** Objective **
Skipping all pictures, set down the lines of the listing from the first through the one with "1-450/506, (557-80)/678, (450-260)/506])".

** Dataset section **
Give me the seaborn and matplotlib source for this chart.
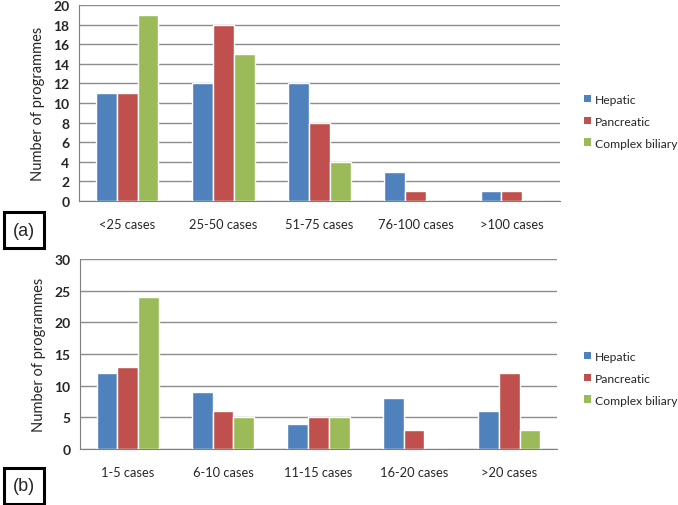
import matplotlib
matplotlib.use("Agg")
import matplotlib.pyplot as plt
import seaborn as sns
import pandas as pd
from matplotlib.patches import Patch

series = ["Hepatic", "Pancreatic", "Complex biliary"]
colors = ["#4F81BD", "#C0504D", "#9BBB59"]

cats_a = ["<25 cases", "25-50 cases", "51-75 cases", "76-100 cases", ">100 cases"]
hepatic_a = [11, 12, 12, 3, 1]
pancreatic_a = [11, 18, 8, 1, 1]
biliary_a = [19, 15, 4, 0, 0]

cats_b = ["1-5 cases", "6-10 cases", "11-15 cases", "16-20 cases", ">20 cases"]
hepatic_b = [12, 9, 4, 8, 6]
pancreatic_b = [13, 6, 5, 3, 12]
biliary_b = [24, 5, 5, 0, 3]

def long_df(cats, h, p, b):
    rows = []
    for s, vals in zip(series, [h, p, b]):
        for c, v in zip(cats, vals):
            rows.append({"cat": c, "series": s, "val": v})
    return pd.DataFrame(rows)

sns.set_style("white")
plt.rcParams["font.family"] = ["Lato", "DejaVu Sans"]

fig = plt.figure(figsize=(6.78, 5.06), dpi=100)
ax_a = fig.add_axes([79/678, 1-202/506, (560-79)/678, (202-6)/506])
ax_b = fig.add_axes([80/678, 1-450/506, (557-80)/678, (450-260)/506])

def draw(ax, cats, h, p, b, ymax, ystep, legend_y):
    df = long_df(cats, h, p, b)
    sns.barplot(data=df, x="cat", y="val", hue="series", order=cats,
                hue_order=series, palette=colors, saturation=1, width=0.65,
                ax=ax, legend=False, zorder=3)
    ax.set_ylim(0, ymax)
    ax.set_xlim(-0.5, len(cats) - 0.5)
    ax.set_yticks(range(0, ymax + 1, ystep))
    ax.yaxis.grid(True, color="#8c8c8c", linewidth=1, zorder=0)
    ax.set_axisbelow(True)
    ax.set_xlabel("")
    ax.set_ylabel("Number of programmes", fontsize=10.5, labelpad=6)
    for s in ["top", "right"]:
        ax.spines[s].set_visible(False)
    ax.spines["left"].set_color("#7f7f7f")
    ax.spines["bottom"].set_color("#7f7f7f")
    ax.tick_params(axis="x", which="major", length=0, pad=12, labelsize=9.3)
    ax.set_xticks([i - 0.5 for i in range(len(cats) + 1)], minor=True)
    ax.tick_params(axis="x", which="minor", length=5, color="#7f7f7f", direction="out")
    ax.tick_params(axis="y", length=4, color="#7f7f7f", direction="out", labelsize=10, pad=3)
    for lab in ax.get_yticklabels():
        lab.set_fontweight("bold")
    handles = [Patch(facecolor=c, edgecolor="none") for c in colors]
    fig.legend(handles, series, loc="upper left", bbox_to_anchor=(579/678, legend_y),
               frameon=False, fontsize=8.7, handlelength=0.6, handleheight=0.6,
               handletextpad=0.35, labelspacing=0.9, borderaxespad=0)

draw(ax_a, cats_a, hepatic_a, pancreatic_a, biliary_a, 20, 2, 1 - 90/506)
draw(ax_b, cats_b, hepatic_b, pancreatic_b, biliary_b, 30, 5, 1 - 347/506)

for lbl, y in [("(a)", 1 - 231/506), ("(b)", 1 - 487/506)]:
    fig.text(24/678, y, lbl, ha="center", va="center", fontsize=13,
             family=["Liberation Sans", "DejaVu Sans"],
             bbox=dict(boxstyle="square,pad=0.5", facecolor="white",
                       edgecolor="black", linewidth=2.2))

fig.savefig("out.png", dpi=100)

** Completed exercise **
Give me the seaborn and matplotlib source for this chart.
import matplotlib
matplotlib.use("Agg")
import matplotlib.pyplot as plt
import seaborn as sns
import pandas as pd
from matplotlib.patches import Patch

series = ["Hepatic", "Pancreatic", "Complex biliary"]
colors = ["#4F81BD", "#C0504D", "#9BBB59"]

cats_a = ["<25 cases", "25-50 cases", "51-75 cases", "76-100 cases", ">100 cases"]
hepatic_a = [11, 12, 12, 3, 1]
pancreatic_a = [11, 18, 8, 1, 1]
biliary_a = [19, 15, 4, 0, 0]

cats_b = ["1-5 cases", "6-10 cases", "11-15 cases", "16-20 cases", ">20 cases"]
hepatic_b = [12, 9, 4, 8, 6]
pancreatic_b = [13, 6, 5, 3, 12]
biliary_b = [24, 5, 5, 0, 3]

def long_df(cats, h, p, b):
    rows = []
    for s, vals in zip(series, [h, p, b]):
        for c, v in zip(cats, vals):
            rows.append({"cat": c, "series": s, "val": v})
    return pd.DataFrame(rows)

sns.set_style("white")
plt.rcParams["font.family"] = ["Lato", "DejaVu Sans"]

fig = plt.figure(figsize=(6.78, 5.06), dpi=100)
ax_a = fig.add_axes([79/678, 1-202/506, (560-79)/678, (202-6)/506])
ax_b = fig.add_axes([80/678, 1-450/506, (557-80)/678, (450-260)/506])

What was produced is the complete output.